The diagnosis of potential injuries has also been re-evaluated.
Because so many young pitchers now arrive in the pros with pre-existing wear and tear in their arms, ElAttrache said a renewed emphasis has been placed on trying to repair injuries before the native tissue in impacted areas is completely compromised.
“We’re getting into those things before there’s so much damage that the native tissue is completely degenerated,” he said. “We make the diagnosis earlier.”
The result has been shorter recovery times, more effective rehabilitation programs and ultimately more success stories for players coming off major injuries.
Even for a two-time Tommy John recipient like Ohtani — who is scheduled to return to pitching from his 2023 Tommy John revision early next season — ElAttrache said the standard prognosis has grown more promising.
“Yeah, the [second Tommy John] revisions don’t have as good a track record historically,” he acknowledged. “But we’ve gotten a lot better at our results after revision for a lot of reasons … And I know what I’m gonna get from Shohei in rehab.

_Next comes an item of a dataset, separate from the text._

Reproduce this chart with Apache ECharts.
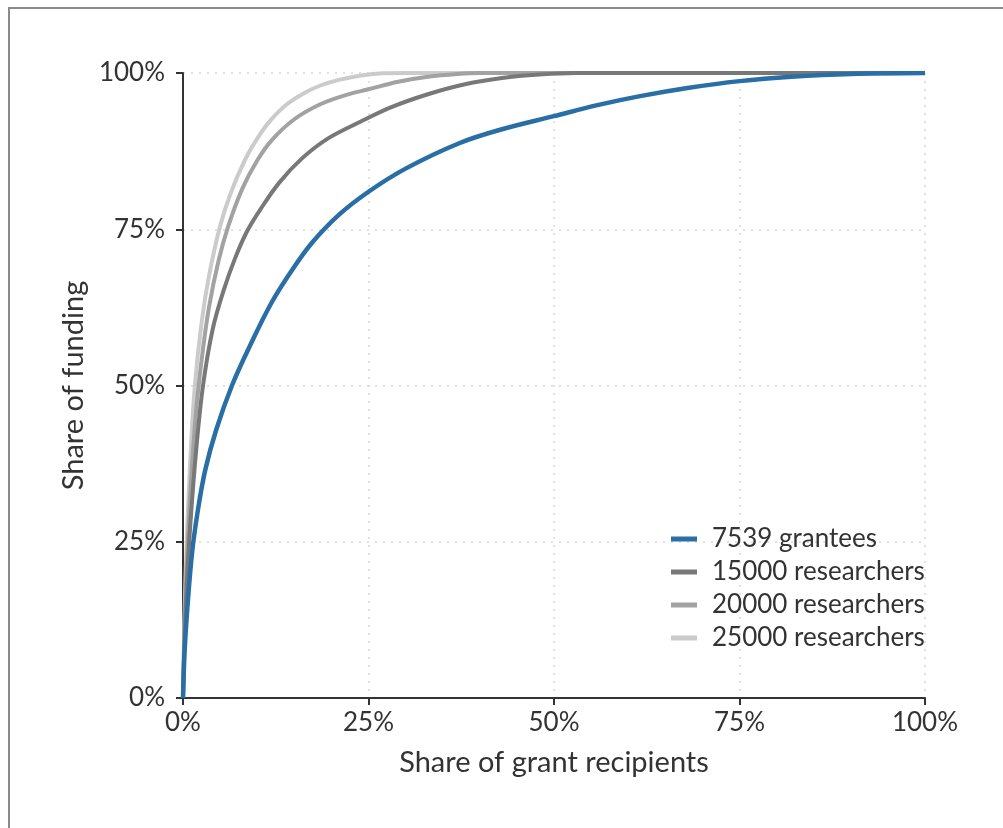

He totally buys into the process.”
Of course, there are still underlying issues for MLB and its 30 franchises to address.
No one in Dodger blue was apologizing Wednesday, when the Dodgers introduced pitcher Roki Sasaki at a news conference.
ElAttrache has been among the many medical experts consulting the commissioner’s office and the league’s research committees in search of solutions to rising pitcher injuries. He is also a key voice in the Dodgers’ internal review of their own injury problems, set to participate in a series of organizational meetings that will focus on the issue — which has plagued the Dodgers as much as any MLB team — in the coming weeks.
“Where the focus is now is to be able to identify the [injury] risks, and how can we change it?” ElAttrache said. “If we identify an arm at risk, can we save them the injury?”
In the meantime, though, optimism does reign when it comes to injury recovery. This year’s quartet of award winners offered the latest reminder why.
“I think people lose sight of what it takes for these guys to go through this,” ElAttrache said. “For as common as it has become to read about these injuries, and what to expect [from the recovery process], we shouldn’t lose sight of the human endeavor that they have to go through to do that and try to come back and play.”